Night-clubs à l’agonie

- L’univers de la nuit n’est plus rentable. Certains night-clubs sont au bord du gouffre financier.
- Hausses de loyers, taxes, augmentation des cachets d’artistes plombent les bilans.
- La politique sécuritaire et la limitation des nuisances sonores accentuent la crise.

  • A Genève, le monde de la nuit est en pleine détresse. STEF

    A Genève, le monde de la nuit est en pleine détresse. STEF

«Il existe une tension entre ceux qui veulent sortir et ceux qui veulent dormir»

Sami Kanaan, maire de Genève

Hausses de loyers, taxes à la pelle, augmentation des cachets des artistes, décentralisation... Les night-clubs trinquent. Hormis les lieux commerciaux du centre-ville qui profitent encore de la jeunesse dorée, les temps sont durs et certains clubs se disent au bord du gouffre financier.

Loyers vertigineux

«C’est un secteur d’activité qui subit de nombreuses pressions économiques», affirme Alan Bolumar, co-président du Grand Conseil de la nuit. Au MOA à Vernier on ne cache pas son inquiétude. «Le loyer annuel est passé de 100’000 à 180’000 francs en un an. Dans quelques années il atteindra 300’000 francs. C’est dommage parce que maintenant, nous supprimons un poste de travail par année.
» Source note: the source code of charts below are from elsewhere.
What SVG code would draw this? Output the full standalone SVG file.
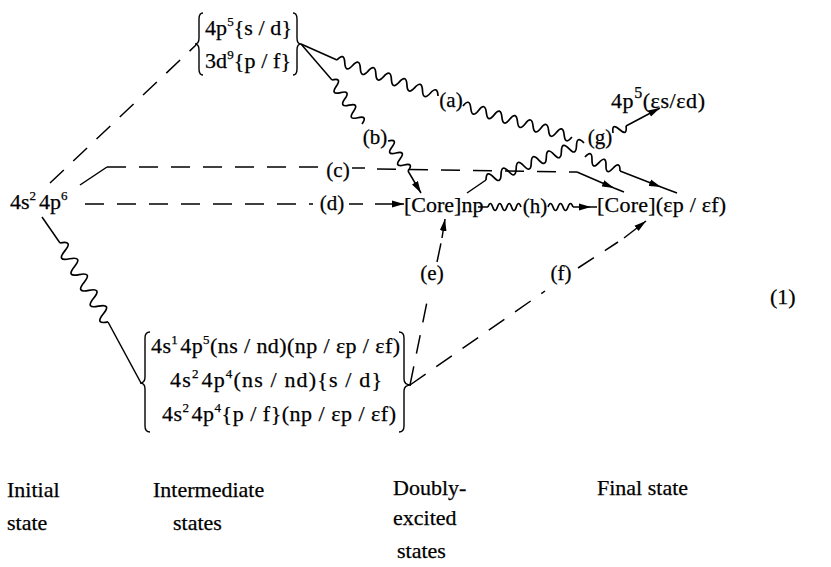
<svg xmlns="http://www.w3.org/2000/svg" width="831" height="567" viewBox="0 0 831 567">
<defs>
<style>
text{font-family:"Liberation Serif","Times New Roman",serif;fill:#000;stroke:#000;stroke-width:0.25}
.st{font-size:22px}
.lb{font-size:21px;text-anchor:middle}
.sup{font-size:13px}
.ln{fill:none;stroke:#000;stroke-width:1.5}
.ds{fill:none;stroke:#000;stroke-width:1.5;stroke-dasharray:19 13}
.wv{fill:none;stroke:#000;stroke-width:1.7}
.br{fill:none;stroke:#000;stroke-width:1.4}
</style>
<marker id="ah" markerWidth="12" markerHeight="8" refX="12" refY="4" orient="auto" markerUnits="userSpaceOnUse"><path d="M0,0.6 L12,4 L0,7.4 z" fill="#000"/></marker>
</defs>
<rect width="831" height="567" fill="#fff"/>

<g id="connectors">
<!-- initial to top intermediate -->
<path class="ds" d="M50,183 L196,45"/>
<!-- initial to bottom intermediate (wavy) -->
<path class="ln" d="M42,217 L60,243"/>
<path class="wv" transform="translate(60,243) rotate(58.7)" d="M0,0q4.62,-13 9.24,0t9.24,0 9.24,0 9.24,0 9.24,0 9.24,0 9.24,0 9.24,0 9.24,0 9.24,0"/>
<path class="ln" d="M108,322 L141,383"/>
<!-- (a) -->
<path class="ln" d="M301,44 L337,60"/>
<path class="wv" transform="translate(337,60) rotate(19.6)" d="M0,0q4.125,-10 8.25,0t8.25,0 8.25,0 8.25,0 8.25,0 8.25,0 8.25,0 8.25,0 8.25,0 8.25,0 8.25,0 8.25,0 8.25,0"/>
<path class="wv" transform="translate(463,106) rotate(15.9)" d="M0,0q4.045,-10 8.09,0t8.09,0 8.09,0 8.09,0 8.09,0 8.09,0 8.09,0 8.09,0 8.09,0 8.09,0 8.09,0 8.09,0 8.09,0 8.09,0"/>
<path class="wv" transform="translate(585,157) rotate(21.8)" d="M0,0q3.77,-10 7.54,0t7.54,0 7.54,0 7.54,0 7.54,0"/>
<path class="ln" d="M620,171 L661,187 L677,193" marker-mid="url(#ah)"/>
<!-- (b) -->
<path class="ln" d="M301,44 L332,80"/>
<path class="wv" transform="translate(332,80) rotate(55.7)" d="M0,0q3.805,-10 7.61,0t7.61,0 7.61,0 7.61,0 7.61,0 7.61,0 7.61,0"/>
<path class="wv" transform="translate(388,141) rotate(56.3)" d="M0,0q3.6,-10 7.21,0t7.21,0 7.21,0 7.21,0 7.21,0"/>
<path class="ln" d="M408,171 L421,193" marker-end="url(#ah)"/>
<!-- (c) -->
<path class="ln" d="M80,185 L107,167"/>
<path class="ds" d="M107,167 L318,167"/>
<path class="ln" d="M352,168 L365,168"/>
<path class="ds" d="M377,169 L577,172"/>
<path class="ln" d="M577,172 L614,188 L624,192" marker-mid="url(#ah)"/>
<!-- (d) -->
<path class="ds" d="M85,204 L313,204"/>
<path class="ln" d="M349,204 L363,204"/>
<path class="ln" d="M375,204 L404,204" marker-end="url(#ah)"/>
<!-- (e) -->
<path class="ds" d="M410,385 L428,297"/>
<path class="ds" d="M437,262 L441,243"/>
<path class="ln" d="M442,238 L445,219" marker-end="url(#ah)"/>
<!-- (f) -->
<path class="ds" d="M410,385 L545,291"/>
<path class="ds" d="M578,268 L618,242"/>
<path class="ln" d="M624,238 L646,221" marker-end="url(#ah)"/>
<!-- (g) -->
<path class="ln" d="M467,193 L486,180"/>
<path class="wv" transform="translate(486,180) rotate(-20.7)" d="M0,0q4.03,-10 8.06,0t8.06,0 8.06,0 8.06,0 8.06,0 8.06,0 8.06,0 8.06,0 8.06,0 8.06,0 8.06,0 8.06,0 8.06,0"/>
<path class="wv" transform="translate(613,133) rotate(-28.3)" d="M0,0q3.7,-10 7.4,0t7.4,0"/>
<path class="ln" d="M626,126 L660,108" marker-end="url(#ah)"/>
<!-- (h) -->
<path class="ln" d="M478,207 L488,207"/>
<path class="wv" transform="translate(488,207)" d="M0,0q2.355,-7 4.71,0t4.71,0 4.71,0 4.71,0 4.71,0 4.71,0 4.71,0"/>
<path class="wv" transform="translate(548,207)" d="M0,0q2.5,-7 5,0t5,0 5,0 5,0 5,0"/>
<path class="ln" d="M573,207 L591,207 L597,207" marker-mid="url(#ah)"/>
<!-- labels -->
<text class="lb" x="451" y="107">(a)</text>
<text class="lb" x="375" y="144">(b)</text>
<text class="lb" x="338" y="177">(c)</text>
<text class="lb" x="332" y="210">(d)</text>
<text class="lb" x="432" y="280">(e)</text>
<text class="lb" x="561" y="280">(f)</text>
<text class="lb" x="600" y="144">(g)</text>
<text class="lb" x="535" y="213">(h)</text>
</g>

<g id="initial">
<text class="st" x="10" y="209" font-size="23">4s<tspan class="sup" dy="-9">2</tspan><tspan dx="3" dy="9">4p</tspan><tspan class="sup" dy="-9">6</tspan></text>
</g>

<g id="intermediate-top">
<path class="br" d="M203,13 Q199,13 199,19 L199,38 Q199,44 195,44 Q199,44 199,50 L199,69 Q199,75 203,75"/>
<path class="br" d="M293,13 Q297,13 297,19 L297,38 Q297,44 301,44 Q297,44 297,50 L297,69 Q297,75 293,75"/>
<text class="st" x="205" y="35" textLength="87" lengthAdjust="spacing">4p<tspan class="sup" dy="-9">5</tspan><tspan dy="9">{s / d}</tspan></text>
<text class="st" x="205" y="68" textLength="86" lengthAdjust="spacing">3d<tspan class="sup" dy="-9">9</tspan><tspan dy="9">{p / f}</tspan></text>
</g>

<g id="intermediate-bottom">
<path class="br" d="M150,332 Q145,332 145,338 L145,377 Q145,383 140,383 Q145,383 145,389 L145,426 Q145,432 150,432"/>
<path class="br" d="M399,332 Q404,332 404,338 L404,379 Q404,385 411,385 Q404,385 404,391 L404,426 Q404,432 399,432"/>
<text class="st" x="151" y="353" textLength="249" lengthAdjust="spacing">4s<tspan class="sup" dy="-9">1</tspan><tspan dx="2" dy="9">4p</tspan><tspan class="sup" dy="-9">5</tspan><tspan dy="9">(ns / nd)(np / εp / εf)</tspan></text>
<text class="st" x="170" y="387" textLength="212" lengthAdjust="spacing">4s<tspan class="sup" dy="-9">2</tspan><tspan dx="2" dy="9">4p</tspan><tspan class="sup" dy="-9">4</tspan><tspan dy="9">(ns / nd){s / d}</tspan></text>
<text class="st" x="162" y="421" textLength="234" lengthAdjust="spacing">4s<tspan class="sup" dy="-9">2</tspan><tspan dx="2" dy="9">4p</tspan><tspan class="sup" dy="-9">4</tspan><tspan dy="9">{p / f}(np / εp / εf)</tspan></text>
</g>

<g id="doubly-excited">
<text class="st" x="404" y="212">[Core]np</text>
</g>

<g id="final-core">
<text class="st" x="597" y="212" textLength="129" lengthAdjust="spacing">[Core](εp / εf)</text>
</g>

<g id="final-4p5">
<text class="st" x="611" y="108" textLength="94" lengthAdjust="spacing">4p<tspan style="font-size:16px" dy="-10">5</tspan><tspan dy="10">(εs/εd)</tspan></text>
</g>

<g id="eq-number">
<text class="st" x="770" y="304">(1)</text>
</g>

<g id="column-labels">
<text class="st" x="7" y="497">Initial</text>
<text class="st" x="7" y="530">state</text>
<text class="st" x="153" y="497">Intermediate</text>
<text class="st" x="173" y="530">states</text>
<text class="st" x="393" y="495">Doubly-</text>
<text class="st" x="393" y="525">excited</text>
<text class="st" x="397" y="558">states</text>
<text class="st" x="597" y="495">Final state</text>
</g>
</svg>
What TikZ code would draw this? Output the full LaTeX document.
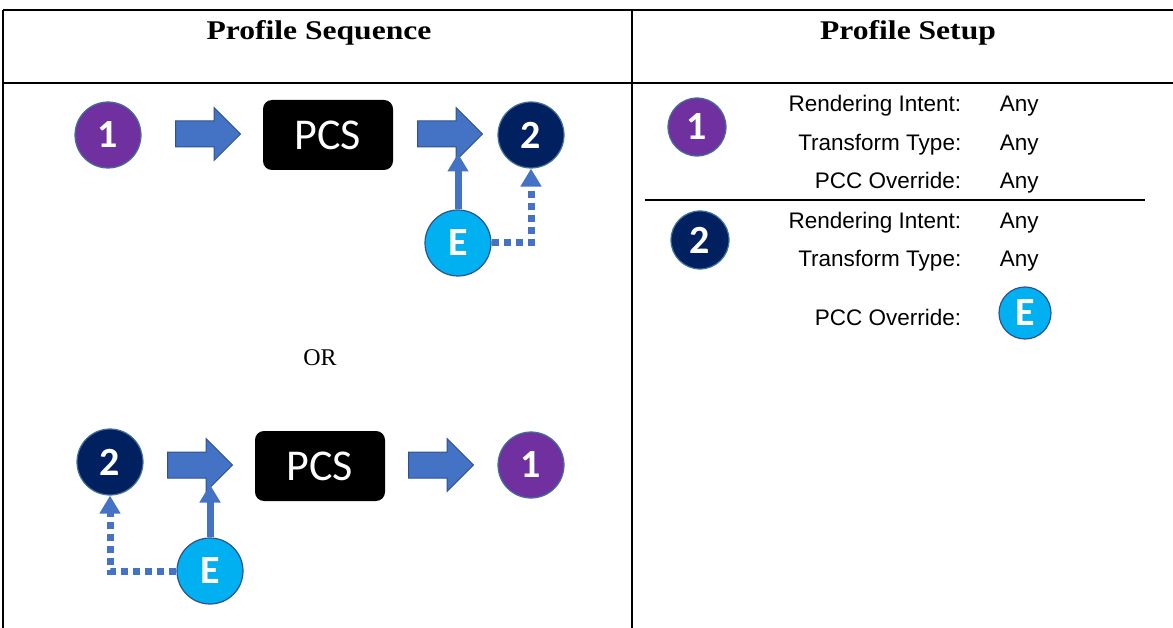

En 2 ans, nous sommes passés de 11 à 7 collaborateurs», s’étrangle Sébastien Courage, directeur du MOA. Le constat est similaire au Moulin à Danses (MàD). «Depuis quelque temps, c’est vraiment devenu difficile. On a donc dû se séparer de plusieurs personnes l’an passé», regrette Fiona Mac Phail, présidente du MàD.

Taxes à la pelle

A ces hausses de loyers, il faut ajouter une pléthore de taxes. «A chaque fois que l’Etat nous gratifie d’une nouvelle taxe ou d’une hausse de loyer, c’est aussi moins de budget pour l’artistique», regrette Sébastien Courage. Et les cachets des musiciens ont eux aussi augmenté. «Cette année, nous avons dû renoncer aux artistes internationaux», conclut le directeur du MOA. Au Palais Mascotte, le bilan se veut plus nuancé. «Il y a plus de 25 taxes différentes. Ce sont des milliers de francs dépensés tous les mois, développe Jean-François Schlemmer, directeur du Palais Mascotte.»

Décentralisation

Ces pressions économiques s’accompagnent d’une politique de plus en plus répressive à l’encontre des établissements. Elle vise principalement à garantir la sécurité et à diminuer les nuisances sonores. Pour Pierre Maudet, conseiller d’Etat en charge de la sécurité, cette politique n’est pas un frein à la vie nocturne. «Une bonne sécurité permet à l’exploitant de ne pas devoir faire face à trop de problématiques liées aux actes de vandalisme ou aux nuisances sonores.» Mais pour les exploitants, les conséquences sont autres. En effet, plusieurs clubs ont été exilés en périphérie. «Le déplacement du MàD de Plainpalais aux Charmilles, à fortement impacté notre clientèle, explique Fiona Mac Phail. De plus, on n’a pas pensé au déplacement des jeunes au moment d’extérioriser les clubs. C’est dommage, parce que ça met en danger ceux qui prennent leur voiture.»

Sécurité

Pour Sami Kanaan, maire de la Ville de Genève, il ne fait aucun doute, les temps sont durs pour les établissements nocturnes . «Il existe une véritable tension entre ceux qui veulent sortir et ceux qui veulent dormir, développe le maire. La politique très sécuritaire est malheureusement dans l’esprit du temps. A terme, le risque est de voir le centre-ville déserté. Ce qui pourrait produire l’effet inverse: une plus grande insécurité.» Entre divergences politiques et étouffement financier, les clubs continuent néanmoins à résister. Procès, pétitions ou mobilisation… des moyens existent même si l’optimisme n’est pas toujours de mise.

Le regard des noctambules

1- Que pensez-vous de la vie nocturne à Genève?

Alienor, 29 ans,

marketing.

L’offre s’améliore à Genève reste que, la réglementation sur le bruit est un frein au développement de la vie nocturne.

Lenni, 26 ans,

étudiant.

Il y a quand même pas mal de bons DJ’s qui viennent à Genève. La programmation est plutôt bonne, même si le choix reste limité.

Nora, 27 ans,

e-commerce.

L’offre culturelle est peu diversifiée. En plus, les politiques rendent la vie dure aux lieux alternatifs quand ils ne les suppriment pas.

Corentin, 29 ans, employé de banque.

Elle est de plus en plus alternative et ponctuelle. Au niveau politique, on n’encourage pas la vie nocture dans son ensemble.